Keberadaan vitamin dalam bahan pangan yang bersumber dari nabati dan hewan, juga dapat dilakukan dengan beberapa cara ke dalam bahan pangan yang disingkat dengan FREN, yaitu Fortifikasi (penambahan untuk meningkatkan nilai gizi), Restorasi (penambahan untuk mengembalikan konsentrasi vitamin kunci pada bahan pangan), Enrichment (penambahan dalam jumlah spesifik sesuai dengan standar, misalnya standar FDA), dan Nutrifikasi (penambahan vitamin pada bahan pangan) (Fennema, 1996; C.H Wijaya dan F.A Afandi., 2021).
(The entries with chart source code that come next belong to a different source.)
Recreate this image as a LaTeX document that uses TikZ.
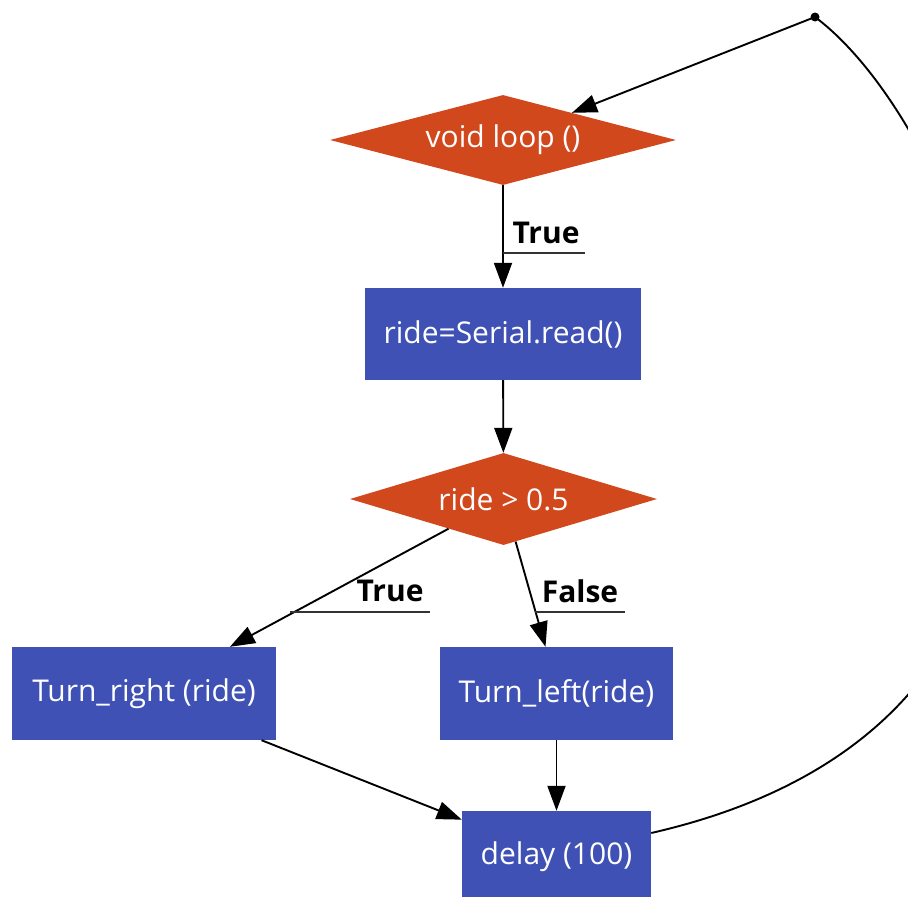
\documentclass[tikz,border=0pt]{standalone}
\usepackage{fontspec}
\setmainfont{Open Sans}
\usetikzlibrary{shapes.geometric,arrows.meta,calc}
\definecolor{dorange}{HTML}{D2481D}
\definecolor{dblue}{HTML}{3F51B5}
\begin{document}
\begin{tikzpicture}[x=1pt,y=-1pt,
  dec/.style={diamond,fill=dorange,text=white,inner sep=0pt,font=\fontsize{30}{36}\selectfont},
  blk/.style={rectangle,fill=dblue,text=white,inner sep=0pt,font=\fontsize{30}{36}\selectfont},
  edge/.style={draw=black,line width=1.9pt,-{Triangle[length=25pt,width=18pt]}},
  lbl/.style={font=\bfseries\fontsize{30}{36}\selectfont,text=black},
  uline/.style={draw=black!80,line width=1.9pt}]
\clip (0,0) rectangle (908,897);
\useasboundingbox (0,0) rectangle (908,897);

\node[dec,aspect=3.84,minimum width=346pt,minimum height=90pt] (d1) at (503,140) {void loop ()};
\node[blk,minimum width=276pt,minimum height=92pt] (sb) at (503,334) {ride=Serial.read()};
\node[dec,aspect=3.34,minimum width=307pt,minimum height=92pt] (d2) at (503.5,499) {ride > 0.5};
\node[blk,minimum width=264pt,minimum height=93pt] (tr) at (144,693.5) {Turn\_right (ride)};
\node[blk,minimum width=233pt,minimum height=93pt] (tl) at (556.5,693.5) {Turn\_left(ride)};
\node[blk,minimum width=189pt,minimum height=92pt] (dl) at (556.5,857) {delay (100)};

\coordinate (dot) at (815,17);
\fill (dot) circle (4.5pt);

% edges
\draw[edge] (dot) -- (d1);
\draw[edge] (d1) -- (sb);
\draw[edge] (sb) -- (d2);
\coordinate (trin) at ($(tr.north)!0.65!(tr.north east)$);
\coordinate (tlin) at ($(tl.north)+(-11,0)$);
\draw[edge] (d2) -- (trin);
\draw[edge] (d2) -- (tlin);
\draw[edge] (tr) -- (dl);
\draw[edge] (tl) -- (dl);
\coordinate (dlout) at ($(dl.east)+(0,-24)$);
\draw[line width=1.9pt] (dlout) .. controls (1190,710) and (980,140) .. (dot);

% labels
\node[lbl] (t1) at (546,233) {True};
\coordinate (u1a) at (503,253);
\coordinate (u1b) at (585,253);
\draw[uline] (u1a) -- (u1b);
\node[lbl] (t2) at (390,591) {True};
\coordinate (u2a) at (290,612);
\coordinate (u2b) at (430,612);
\draw[uline] (u2a) -- (u2b);
\node[lbl] (f1) at (580,591) {False};
\coordinate (u3a) at (535,612);
\coordinate (u3b) at (625,612);
\draw[uline] (u3a) -- (u3b);
\end{tikzpicture}
\end{document}
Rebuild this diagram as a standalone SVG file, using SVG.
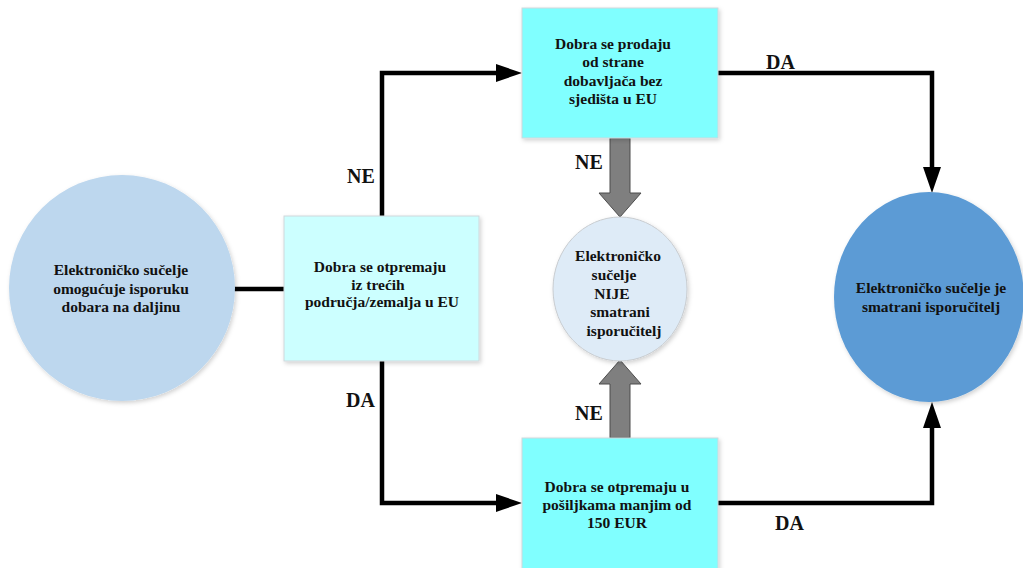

Vitamin memiliki sifat fisikokimia, meliputi kelarutan terhadap air, kestabilan pada kondisi pH, udara, cahaya dan panas sehingga jika terjadi kerusakan akan menghasilkan persentase kehilangan tergantung vitaminnya. Reaksi-reaksi kimia yang dapat terjadi pada vitamin antara lain reaksi reduksi-oksidasi, fragmentasi, isomerisasi, esterifikasi, dan hidrolisis.
Kerusakan dan kehilangan vitamin dalam bahan pangan disebabkan reaksi kimia, ekstraksi, blansir, dan pemasakan (utamanya vitamin larut air). Hal ini dimulai sejak penanganan pascapanen, produksi, penyimpanan hingga distribusi.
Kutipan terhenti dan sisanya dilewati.